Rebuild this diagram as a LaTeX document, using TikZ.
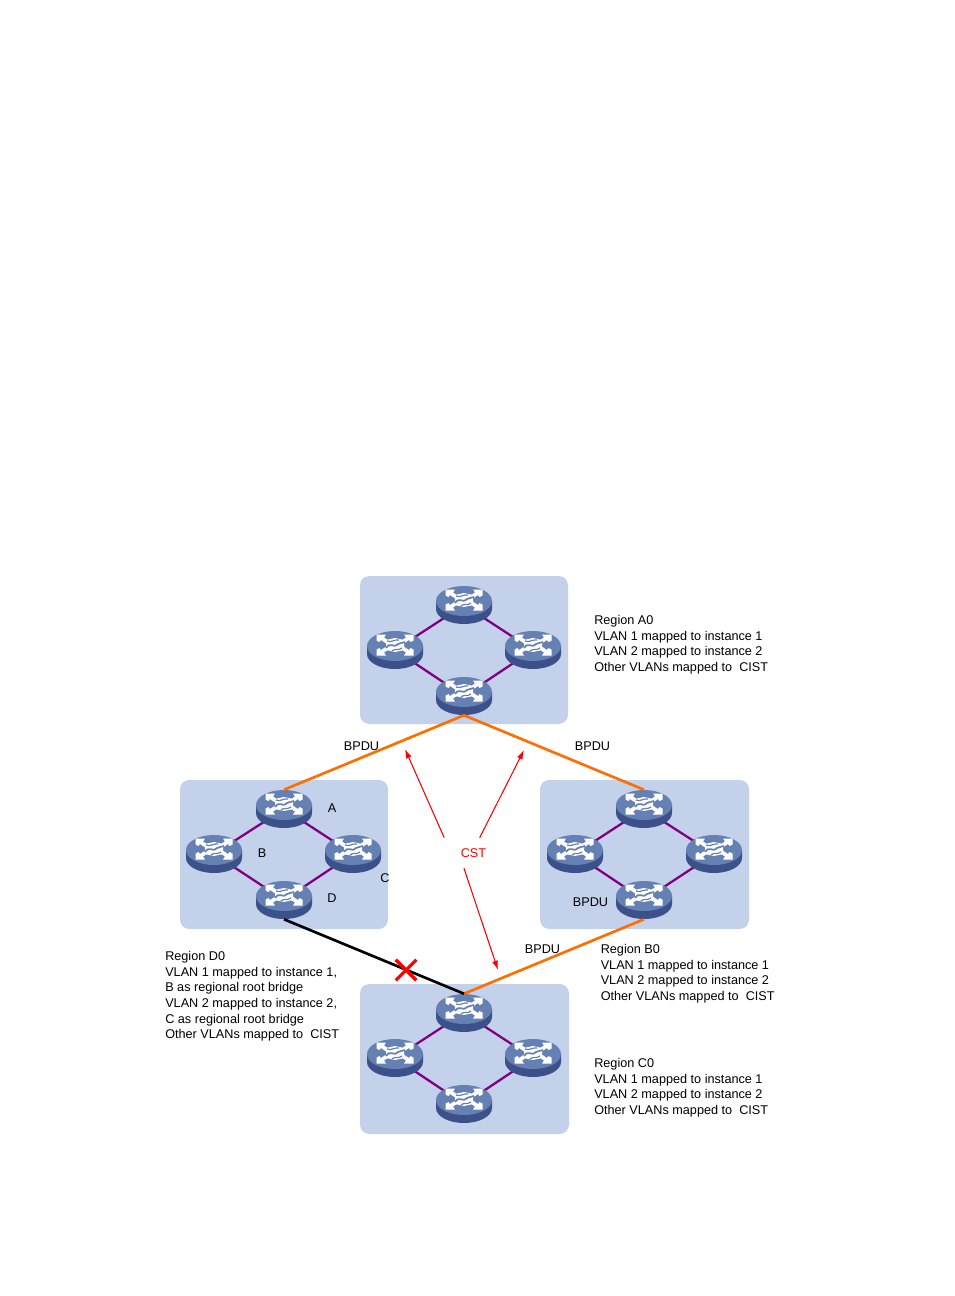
\documentclass[tikz,border=0pt]{standalone}
\usepackage{fontspec}
\setmainfont{Liberation Sans}
\usetikzlibrary{arrows.meta,shapes.misc}
\definecolor{regionblue}{RGB}{195,209,234}
\definecolor{switchtop}{RGB}{101,128,178}
\definecolor{switchside}{RGB}{60,80,138}
\definecolor{linkpurple}{RGB}{128,0,128}
\definecolor{bpduorange}{RGB}{255,110,0}
\tikzset{
  switch/.pic={
    \fill[switchside] (-28,-4) -- (-28,4) arc[start angle=180,end angle=0,x radius=28,y radius=15] -- (28,-4) -- cycle;
    \fill[switchtop] (0,-4) ellipse (28 and 15);
    \foreach \sx/\sy in {1/1,-1/1,1/-1,-1/-1}
      \fill[white,shift={(0,-5)},xscale=\sx,yscale=\sy]
        (18.5,10.5) -- (9,10.5) -- (11,7.5) -- (4,3) -- (8,1) -- (14,5) -- (15.5,3) -- (18.5,4.5) -- cycle;
    \fill[white] (-9,-10) -- (0,-12) -- (9,-10) -- (9,0) -- (0,2) -- (-9,0) -- cycle;
    \draw[switchtop,line width=1.3pt] (-9,-2) .. controls (-4,-9) and (-2,-1) .. (3,-6) .. controls (5,-8) and (7,-6) .. (10,-8);
    \draw[switchtop,line width=0.9pt] (-8,-9) .. controls (-4,-7) and (0,-11) .. (4,-10);
    \draw[switchtop,line width=0.9pt] (-3,1) .. controls (0,-2) and (3,1) .. (7,-2);
    \node[rectangle,inner sep=0pt,minimum width=42pt,minimum height=28.5pt] (-c) at (0,0) {};
  }
}
\begin{document}
\begin{tikzpicture}[x=0.75pt,y=-0.75pt,
    region/.style={fill=regionblue,rounded corners=7pt},
    link/.style={linkpurple,line width=1.7pt},
    bpdu/.style={bpduorange,line width=2pt},
    cstarrow/.style={red,line width=0.8pt,-{Latex[length=7pt,width=4.5pt]}},
    lbl/.style={inner sep=0pt,font=\fontsize{9.5}{11.7}\selectfont},
    info/.style={lbl,align=left,anchor=north west}]
  \useasboundingbox (0,0) rectangle (954,1296);
  \fill[region] (360,576) rectangle (568,724);
  \fill[region] (180,780) rectangle (388,929);
  \fill[region] (540,780) rectangle (749,929);
  \fill[region] (360,984) rectangle (569,1134);

  \coordinate (a1) at (464,605);
  \coordinate (a2) at (395,650);
  \coordinate (a3) at (533,650);
  \coordinate (a4) at (464,696);
  \coordinate (d1) at (284,809);
  \coordinate (d2) at (214,854);
  \coordinate (d3) at (353,854);
  \coordinate (d4) at (284,900);
  \coordinate (b1) at (644,809);
  \coordinate (b2) at (575,854);
  \coordinate (b3) at (714,854);
  \coordinate (b4) at (644,900);
  \coordinate (c1) at (464,1013);
  \coordinate (c2) at (395,1058);
  \coordinate (c3) at (533,1058);
  \coordinate (c4) at (464,1104);

  \foreach \r in {a,d,b,c}
    \draw[link] (\r1) -- (\r2) -- (\r4) -- (\r3) -- cycle;

  \pic (swa1) at (a1) {switch};
  \pic (swa2) at (a2) {switch};
  \pic (swa3) at (a3) {switch};
  \pic (swa4) at (a4) {switch};
  \pic (swd1) at (d1) {switch};
  \pic (swd2) at (d2) {switch};
  \pic (swd3) at (d3) {switch};
  \pic (swd4) at (d4) {switch};
  \pic (swb1) at (b1) {switch};
  \pic (swb2) at (b2) {switch};
  \pic (swb3) at (b3) {switch};
  \pic (swb4) at (b4) {switch};
  \pic (swc1) at (c1) {switch};
  \pic (swc2) at (c2) {switch};
  \pic (swc3) at (c3) {switch};
  \pic (swc4) at (c4) {switch};

  \draw[bpdu] (swa4-c.south) -- (swd1-c.north);
  \draw[bpdu] (swa4-c.south) -- (swb1-c.north);
  \draw[bpdu] (swb4-c.south) -- (swc1-c.north);
  \draw[line width=2pt] (swd4-c.south) -- (swc1-c.north);
  \node[cross out,draw=red,line width=2.4pt,inner sep=0pt,minimum size=13pt] (cut) at (406,970) {};

  \node[lbl,red,minimum width=43.5pt,minimum height=22.5pt] (cst) at (473.5,853) {CST};
  \coordinate (tipd) at (405,749);
  \coordinate (tipb) at (524,750);
  \coordinate (tipc) at (498,970);
  \draw[cstarrow] (cst.north west) -- (tipd);
  \draw[cstarrow] (cst.68) -- (tipb);
  \draw[cstarrow] (cst.238) -- (tipc);

  \node[lbl] (bpdud) at (361.5,746) {BPDU};
  \node[lbl] (bpdub) at (592.5,746) {BPDU};
  \node[lbl] (bpdus) at (590.5,902) {BPDU};
  \node[lbl] (bpduc) at (542.5,949) {BPDU};
  \node[lbl] (lbla) at (332,808) {A};
  \node[lbl] (lblb) at (262,853) {B};
  \node[lbl] (lblc) at (385,878) {C};
  \node[lbl] (lbld) at (332,898) {D};

  \node[info] (infoa) at (594,615.2) {Region A0\\VLAN 1 mapped to instance 1\\VLAN 2 mapped to instance 2\\Other VLANs mapped to\ \ CIST};
  \node[info] (infob) at (600.5,944) {Region B0\\VLAN 1 mapped to instance 1\\VLAN 2 mapped to instance 2\\Other VLANs mapped to\ \ CIST};
  \node[info] (infoc) at (594,1058.2) {Region C0\\VLAN 1 mapped to instance 1\\VLAN 2 mapped to instance 2\\Other VLANs mapped to\ \ CIST};
  \node[info] (infod) at (165,951.2) {Region D0\\VLAN 1 mapped to instance 1,\\B as regional root bridge\\VLAN 2 mapped to instance 2,\\C as regional root bridge\\Other VLANs mapped to\ \ CIST};
\end{tikzpicture}
\end{document}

· · · · · · ·

### WHAT TO PRODUCE:
The lines from the start of the data through the line that contains "(360,984) rectangle (569,1134);" are to be returned exactly, please, with both ends included and every picture left out.

### ANSWER FOR THIS EXERCISE:
Rebuild this diagram as a LaTeX document, using TikZ.
\documentclass[tikz,border=0pt]{standalone}
\usepackage{fontspec}
\setmainfont{Liberation Sans}
\usetikzlibrary{arrows.meta,shapes.misc}
\definecolor{regionblue}{RGB}{195,209,234}
\definecolor{switchtop}{RGB}{101,128,178}
\definecolor{switchside}{RGB}{60,80,138}
\definecolor{linkpurple}{RGB}{128,0,128}
\definecolor{bpduorange}{RGB}{255,110,0}
\tikzset{
  switch/.pic={
    \fill[switchside] (-28,-4) -- (-28,4) arc[start angle=180,end angle=0,x radius=28,y radius=15] -- (28,-4) -- cycle;
    \fill[switchtop] (0,-4) ellipse (28 and 15);
    \foreach \sx/\sy in {1/1,-1/1,1/-1,-1/-1}
      \fill[white,shift={(0,-5)},xscale=\sx,yscale=\sy]
        (18.5,10.5) -- (9,10.5) -- (11,7.5) -- (4,3) -- (8,1) -- (14,5) -- (15.5,3) -- (18.5,4.5) -- cycle;
    \fill[white] (-9,-10) -- (0,-12) -- (9,-10) -- (9,0) -- (0,2) -- (-9,0) -- cycle;
    \draw[switchtop,line width=1.3pt] (-9,-2) .. controls (-4,-9) and (-2,-1) .. (3,-6) .. controls (5,-8) and (7,-6) .. (10,-8);
    \draw[switchtop,line width=0.9pt] (-8,-9) .. controls (-4,-7) and (0,-11) .. (4,-10);
    \draw[switchtop,line width=0.9pt] (-3,1) .. controls (0,-2) and (3,1) .. (7,-2);
    \node[rectangle,inner sep=0pt,minimum width=42pt,minimum height=28.5pt] (-c) at (0,0) {};
  }
}
\begin{document}
\begin{tikzpicture}[x=0.75pt,y=-0.75pt,
    region/.style={fill=regionblue,rounded corners=7pt},
    link/.style={linkpurple,line width=1.7pt},
    bpdu/.style={bpduorange,line width=2pt},
    cstarrow/.style={red,line width=0.8pt,-{Latex[length=7pt,width=4.5pt]}},
    lbl/.style={inner sep=0pt,font=\fontsize{9.5}{11.7}\selectfont},
    info/.style={lbl,align=left,anchor=north west}]
  \useasboundingbox (0,0) rectangle (954,1296);
  \fill[region] (360,576) rectangle (568,724);
  \fill[region] (180,780) rectangle (388,929);
  \fill[region] (540,780) rectangle (749,929);
  \fill[region] (360,984) rectangle (569,1134);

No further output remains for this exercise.